Et Mishima érotiquement lié au sang à la torture à l’exsudation
du corps n’avait pour tout exorcisme que son écriture, une écriture délibérément
sans territoire. Cela, pour un esprit grave profondément en quête d’une identité
totale, ne pouvait suffire.
L’exhibitionnisme traqué de l’expression contemporaine, superficielle,
larguée d’un système de valeurs ou bien, comme c’est souvent le cas, s’y rejetant,
faute de support, ne pouvait satisfaire le narcissisme du solitaire que dans
la mesure où cet exhibitionnisme
le poussait à l’extrême.
Il faut avoir vécu cette infranchissable barrière de l’incommunicabilité
japonaise et non seulement du fait du langage mais aussi d’un tissu complexe
de conventions, pour comprendre à quelle impuissance peut se confronter l’individu,
les sens à nu.
Dans un climat tel d’impulsions réprimées par la bienséance sociale,
l’acte hors-mesure paraît fréquemment comme une
ultime solution et les domaines du fantastique et de la cruauté, à travers
toute l’œuvre traditionnelle, populaire ou classique, du Japon, témoignent
pour une véritable fascination qui implique violence et mort.
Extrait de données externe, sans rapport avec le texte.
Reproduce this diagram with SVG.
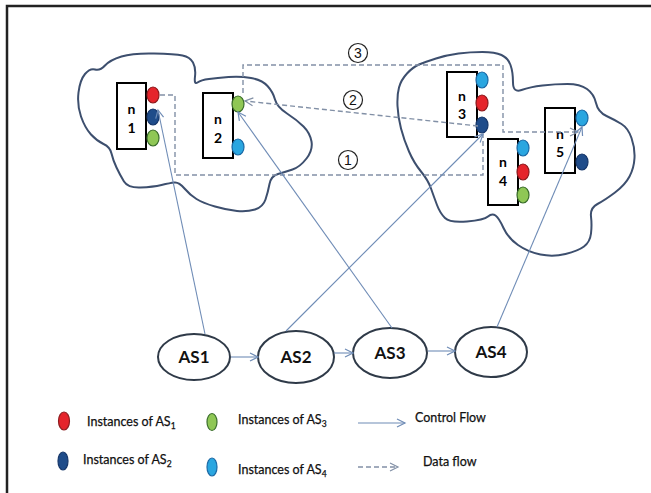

Un écrivain comme Mishima, sous sa réserve hautaine, portait
déjà en lui, avec le culte de son propre corps, le geste final de son suicide.
Mais il a déjà beaucoup été écrit autour de ce sujet (le film Hara-kiri, la série des photos sur le thème du suicide, etc.) et ce que je ne peux qu’ajouter est lié à mes impressions
vécues au cours de ces années soixante qui, aujourd’hui, m’apparaissent comme
particulièrement fécondatrices d’une révolte marginale de la pensée japonaise.
Mishima était célèbre. Avait acquis sa célébrité dès la parution de son premier
ouvrage. Il savait qu’il devait recevoir le prix Nobel. Mais son désir d’absolu
exigeait plus. Forcer la légende. En détruisant le corps qu’il s’était attaché
à modeler, accéder à la stature d’une sorte de dieu néant.
Et il faut bien constater qu’il ne se trompait pas. Son suicide
qu’il voulut spectaculaire éclata en une journée, par delà les frontières
du Japon, dans tout l’Occident dominateur, voué
à l’automatisme désespéré du plus bas matérialisme.
Dans le malaise de l’existence passive confortable, prônée comme
une idéologie utopique, le tragique, quoiqu’on s’en défende, exerce la même
troublante attirance.
Un prix Nobel n’aurait pour Mishima été que l’insigne d’une gloire
éphémère tandis que le seppuku soigneusement mis en scène dans la pure tradition
rituelle du bushido l’élevait, seul,
à la sur-nature qu’il ambitionnait.
Car, à mon avis, et mis à part l’un de ses tout premiers livres
Les Confessions d’un masque, la littérature de Mishima ne s’est
jamais laissé dévier d’une linéarité contrôlée et pour ainsi dire glacée.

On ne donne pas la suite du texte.